AI & Automation

Model Context Protocol (MCP)

An open standard that lets AI models connect to external tools, data sources, and services through a unified interface. Think of it as a USB-C port for AI — one protocol, many integrations.

The problem MCP solves

Before MCP, connecting an language model to external tools meant writing custom integration code for every tool. Connect to Slack? Custom code. Connect to your database? Different custom code. Each integration was bespoke, fragile, and expensive to maintain.

MCP standardises how AI models discover and use tools. A model that speaks MCP can connect to any MCP-compatible server — your CRM, file system, calendar, or custom business logic — through a single, well-defined protocol.

How MCP works

MCP follows a client-server architecture.
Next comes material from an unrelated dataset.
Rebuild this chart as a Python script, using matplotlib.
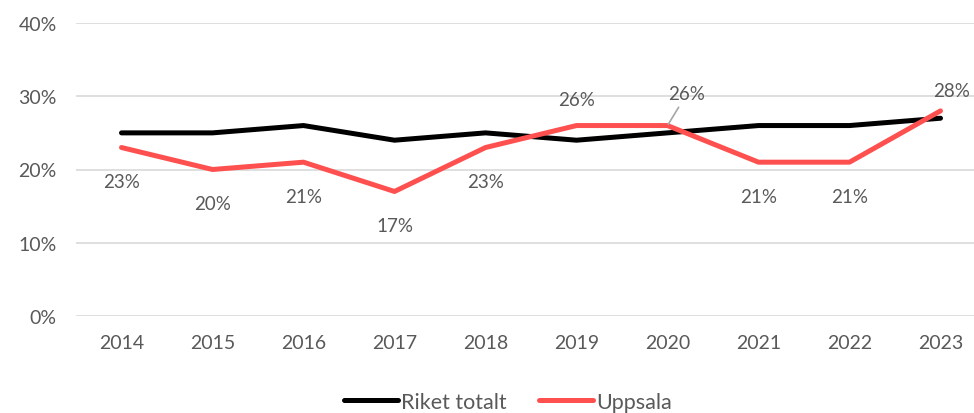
import matplotlib
matplotlib.use("Agg")
import matplotlib.pyplot as plt
from matplotlib.ticker import FuncFormatter

years = ["2014", "2015", "2016", "2017", "2018", "2019", "2020", "2021", "2022", "2023"]
riket = [25, 25, 26, 24, 25, 24, 25, 26, 26, 27]
uppsala = [23, 20, 21, 17, 23, 26, 26, 21, 21, 28]
label_pos = ["below", "below", "below", "below", "below", "above", "leader", "below", "below", "aboveright"]

plt.rcParams['font.family'] = ['Lato', 'DejaVu Sans']
TXT = "#595959"

fig = plt.figure(figsize=(9.74, 4.14), dpi=100)
ax = fig.add_axes([76/974, 97/414, 910/974, 293/414])
x = list(range(len(years)))
ax.plot(x, riket, color="black", lw=3.6, label="Riket totalt", solid_capstyle="round", zorder=3)
ax.plot(x, uppsala, color="#FF5050", lw=3.6, label="Uppsala", solid_capstyle="round", zorder=4)

ax.set_xlim(-0.5, 9.5)
ax.set_ylim(0, 40)
ax.set_yticks([0, 10, 20, 30, 40])
ax.yaxis.set_major_formatter(FuncFormatter(lambda v, p: f"{int(v)}%"))
ax.set_xticks(x)
ax.set_xticklabels(years)
ax.grid(axis="y", color="#D9D9D9", lw=1.2)
ax.set_axisbelow(True)
for s in ax.spines.values():
    s.set_visible(False)
ax.tick_params(length=0, labelsize=14, labelcolor=TXT, pad=13)
ax.tick_params(axis="y", pad=14)

for i, (v, pos) in enumerate(zip(uppsala, label_pos)):
    if pos == "below":
        ax.annotate(f"{v}%", (i, v), xytext=(0, -24.5), textcoords="offset points",
                    ha="center", va="center", fontsize=13.5, color=TXT)
    elif pos == "above":
        ax.annotate(f"{v}%", (i, v), xytext=(0, 19), textcoords="offset points",
                    ha="center", va="center", fontsize=13.5, color=TXT)
    elif pos == "leader":
        ax.annotate(f"{v}%", (i, v), xytext=(14, 23), textcoords="offset points",
                    ha="center", va="center", fontsize=13.5, color=TXT, zorder=6,
                    arrowprops=dict(arrowstyle="-", color="#A6A6A6", lw=1.2,
                                    shrinkA=2, shrinkB=1))
    else:
        ax.annotate(f"{v}%", (i, v), xytext=(8, 15), textcoords="offset points",
                    ha="center", va="center", fontsize=13.5, color=TXT)

leg = fig.legend(loc="center", bbox_to_anchor=(508/974, 1 - 403/414), ncol=2, frameon=False,
                 fontsize=15.5, handlelength=2.5, handletextpad=0.15, columnspacing=1.5,
                 labelcolor=TXT)
fig.savefig("out.png", dpi=100)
The AI application (client) connects to MCP servers that expose capabilities: tools the model can call, resources it can read, and prompts it can use. Servers handle the actual interaction with external systems while the model focuses on reasoning and decision-making.

This separation means you can swap models, add new tools, or modify integrations without rewriting the entire system. It also means the growing ecosystem of MCP servers — built by the community and vendors alike — is immediately available to any MCP-compatible agent.

MCP in practice

Platforms like OpenClaw and Claude Desktop use MCP to connect to local tools and services. For businesses, MCP makes it practical to build AI agents that interact with your existing software stack without proprietary lock-in.

As the ecosystem matures, MCP is becoming the default way AI tools connect to the real world — making it a protocol worth understanding for any team investing in AI automation.